As the matching process will take quite some time for each name, it makes sense to parallelize it. An example on how to parallelize a the execution of a function can be found below. Let's first check how many cores are available on our system.

In [10]:
parallel::detectCores()


It is unlikely that you have so many cores available, but from former trials with the GBIF API I can tell you that is is wise to limit the core number to 24 at maximum.
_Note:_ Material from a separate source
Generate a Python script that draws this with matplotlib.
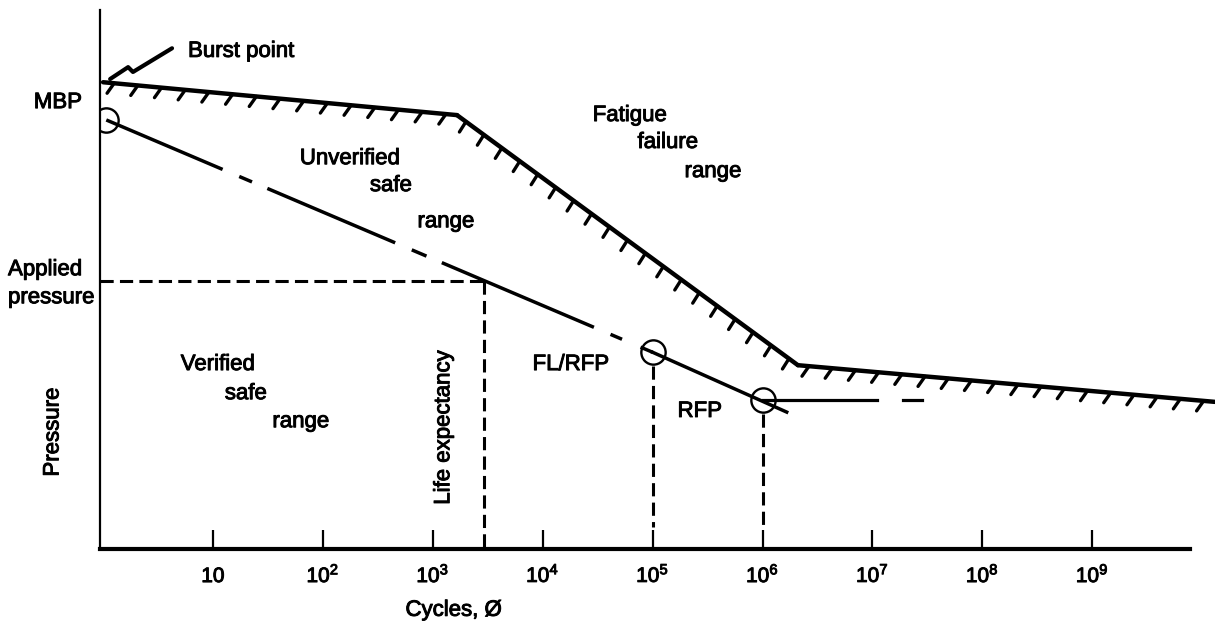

In this exercise, I will reduce the number of cores used by 1 to avoid blocking my computer for other tasks while the loop is running.

In [11]:
# a test function
testFunction <- function(x) {
	if (x < 0) {
		return(1000 %% (-x))
	} else if (x > 0) {
		return(1000 %% x)
	} else {
		return(0)
	}
}

# create test data
testData <- seq(-1000, 1000)

# create results vectors
resSeq <- rep(NA, length(testData))
resPar <- rep(NA, length(testData))

# sequential loop
startTime <- Sys.time()
for (i in seq_along(testData)) {
	resSeq[i] <- testFunction(testData[i])
}
Sys.time() - startTime

# create the cluster for parallel processing
cl <- makeCluster(parallel::detectCores() - 1)
registerDoSNOW(cl)

# parallel loop
startTime <- Sys.time()
resPar <- foreach(i = seq_along(testData), .combine = c) %dopar% {
	# note that the result of each loop execution will be returned and stored in resPar eventually
	# however, if anything happens in the loop, it will be lost
	testFunction(testData[i])
}
Sys.time() - startTime

# stop the cluster
stopCluster(cl)

# test whether results are identical
all(resSeq == resPar)


Time difference of 0.01140094 secs

Time difference of 1.056732 secs

As we can see, in our little example, the use of parallel processing was not necessary. It needs so much time to set up the parallel processing that there is no gain from it. Whenever the task becomes more complicated and takes more time, this will, however, pay back.

>TASKS:
>
>4) Implement the parallel processing in the vernacular name matching algorihm.